In August 2013, the New Zealand Office of the Ombudsman began an investigation into the Ministry of Business, Innovation and Employment, the ministry which oversees INZ, regarding its refusal to refer Wilfred's application for New Zealand citizenship to the Ministry of Internal Affairs. Two immigration lawyers expressed consternation at the Ombudsman's investigation, and suggested that INZ's inability to deport people who become stateless after renouncing foreign citizenships or to block their applications for New Zealand citizenship was a "loophole" presenting problems for enforcement actions against people lacking legal immigration status. In response to the news, immigration compliance officer Natalie Gardiner stated that INZ's position was that Wilfred "should leave the country as soon as possible." By March 2014, Gardiner stated that INZ remained unable to reach an agreement for the United States Embassy to issue a travel document to Wilfred, so he could be deported to the United States, despite the request of INZ Minister Michael Woodhouse that the U.S. government reconsider its position on the issue. His wife Caroline flew to Canada in September 2015 and subsequently had her New Zealand visa waiver revoked, effectively denying her re-entry to the country. Her application for a New Zealand investor visa was also turned down.
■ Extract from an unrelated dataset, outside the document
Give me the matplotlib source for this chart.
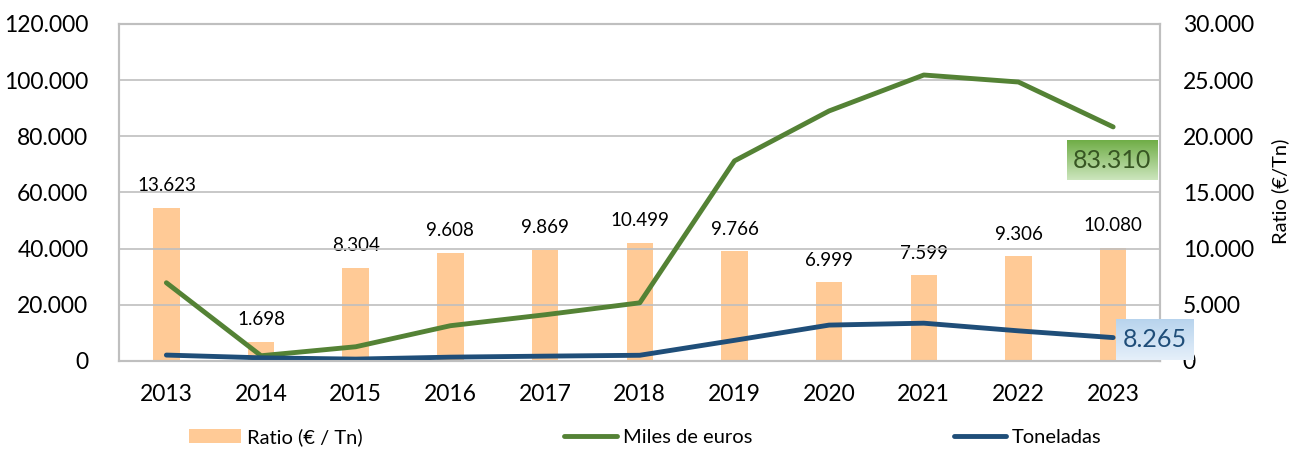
import matplotlib.pyplot as plt
import numpy as np

plt.rcParams['font.family'] = ['Lato', 'DejaVu Sans']

years = ["2013", "2014", "2015", "2016", "2017", "2018", "2019", "2020", "2021", "2022", "2023"]
ratio = [13623, 1698, 8304, 9608, 9869, 10499, 9766, 6999, 7599, 9306, 10080]
miles_euros = [27800, 1800, 5000, 12500, 16400, 20650, 71200, 89000, 101800, 99300, 83310]
toneladas = [2040, 1060, 600, 1300, 1660, 1970, 7290, 12720, 13400, 10670, 8265]

def fmt(v):
    return f"{v:,.0f}".replace(",", ".")

fig = plt.figure(figsize=(13.01, 4.51), dpi=100)
ax = fig.add_axes([0.0915, 0.2, 0.8005, 0.747])
ax2 = ax.twinx()

x = np.arange(len(years))
grid_c = "#BFBFBF"

# bars on the secondary axis
bars = ax2.bar(x, ratio, 0.28, color="#FFCA96", zorder=1, label="Ratio (€ / Tn)")
for xi, v in zip(x, ratio):
    ax2.text(xi, v + 1200, fmt(v), ha="center", va="bottom", fontsize=13.5)

ax2.set_ylim(0, 30000)
ax2.set_yticks(np.arange(0, 30001, 5000))
ax2.set_yticklabels([fmt(v) for v in np.arange(0, 30001, 5000)], fontsize=16.5)
ax2.tick_params(axis="y", length=0, pad=16)
fig.text(1280 / 1301, 0.575, "Ratio (€/Tn)", rotation=90, fontsize=14.5,
         ha="center", va="center")

# lines drawn on the primary axis, which is put on top
ax.set_zorder(ax2.get_zorder() + 1)
ax.patch.set_visible(False)
l1, = ax.plot(x, miles_euros, color="#548235", lw=3.5, solid_capstyle="round", label="Miles de euros")
l2, = ax.plot(x, toneladas, color="#1F4E79", lw=3.5, solid_capstyle="round", label="Toneladas")

ax.set_yticks(np.arange(0, 120001, 20000))
ax.set_yticklabels([fmt(v) for v in np.arange(0, 120001, 20000)], fontsize=16.5)
ax.set_xticks(x)
ax.set_xticklabels(years, fontsize=16.5)
ax.tick_params(axis="y", length=0, pad=22)
ax.tick_params(axis="x", length=0, pad=17)
ax.grid(axis="y", color=grid_c, lw=1.2)
ax.set_axisbelow(True)
for a in (ax, ax2):
    for s in a.spines.values():
        s.set_color(grid_c)
        s.set_linewidth(1.5)

# end value callouts
# green box with a vertical gradient
gx0, gx1 = x[-1] - 0.49, x[-1] + 0.47
gy0, gy1 = 64300, 78500
grad = np.linspace(0, 1, 64).reshape(-1, 1)
top = np.array([0.80, 0.90, 0.74])
bot = np.array([0.44, 0.68, 0.28])
img = top + (bot - top) * grad[..., None]
ax.imshow(img, extent=[gx0, gx1, gy1, gy0], aspect="auto", zorder=3, interpolation="bilinear")
ax.text((gx0 + gx1) / 2, (gy0 + gy1) / 2, fmt(miles_euros[-1]), fontsize=18, color="#375623",
        ha="center", va="center", zorder=4)

# light blue box
bx0, bx1 = x[-1] + 0.03, x[-1] + 0.85
by0, by1 = 300, 14800
grad_b = np.array([[0.90, 0.94, 0.98], [0.72, 0.83, 0.93]])
imgb = grad_b[0] + (grad_b[1] - grad_b[0]) * grad[..., None]
ax.imshow(imgb, extent=[bx0, bx1, by1, by0], aspect="auto", zorder=3,
          interpolation="bilinear", clip_on=False)
ax.text((bx0 + bx1) / 2, (by0 + by1) / 2, fmt(toneladas[-1]), fontsize=18, color="#1F4E79",
        ha="center", va="center", zorder=4, clip_on=False)

ax.set_xlim(-0.5, len(years) - 0.5)
ax.set_ylim(0, 120000)

fig.legend(handles=[bars, l1, l2], loc="lower center", ncol=3, frameon=False,
           fontsize=14.5, bbox_to_anchor=(0.496, -0.03), columnspacing=10.0,
           handlelength=2.6, handletextpad=0.3)

fig.savefig("out.png", dpi=100)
In 2018, due to ongoing U.S. refusal to cooperate in Wilfred's deportation, Immigration New Zealand withdrew the deportation order against him, but his wife remained unable to return to New Zealand.

==Personal life==
Wilfred has been married three times, most recently to Caroline Dare-Wilfred of Canada, whose family runs the Dare Foods Group of Ontario. Dare-Wilfred's marriage to him created tensions with her relatives, which eventually led her to attempt to sell her 27% stake in the Dare Foods Group. He has three children in the U.S. from his previous two marriages.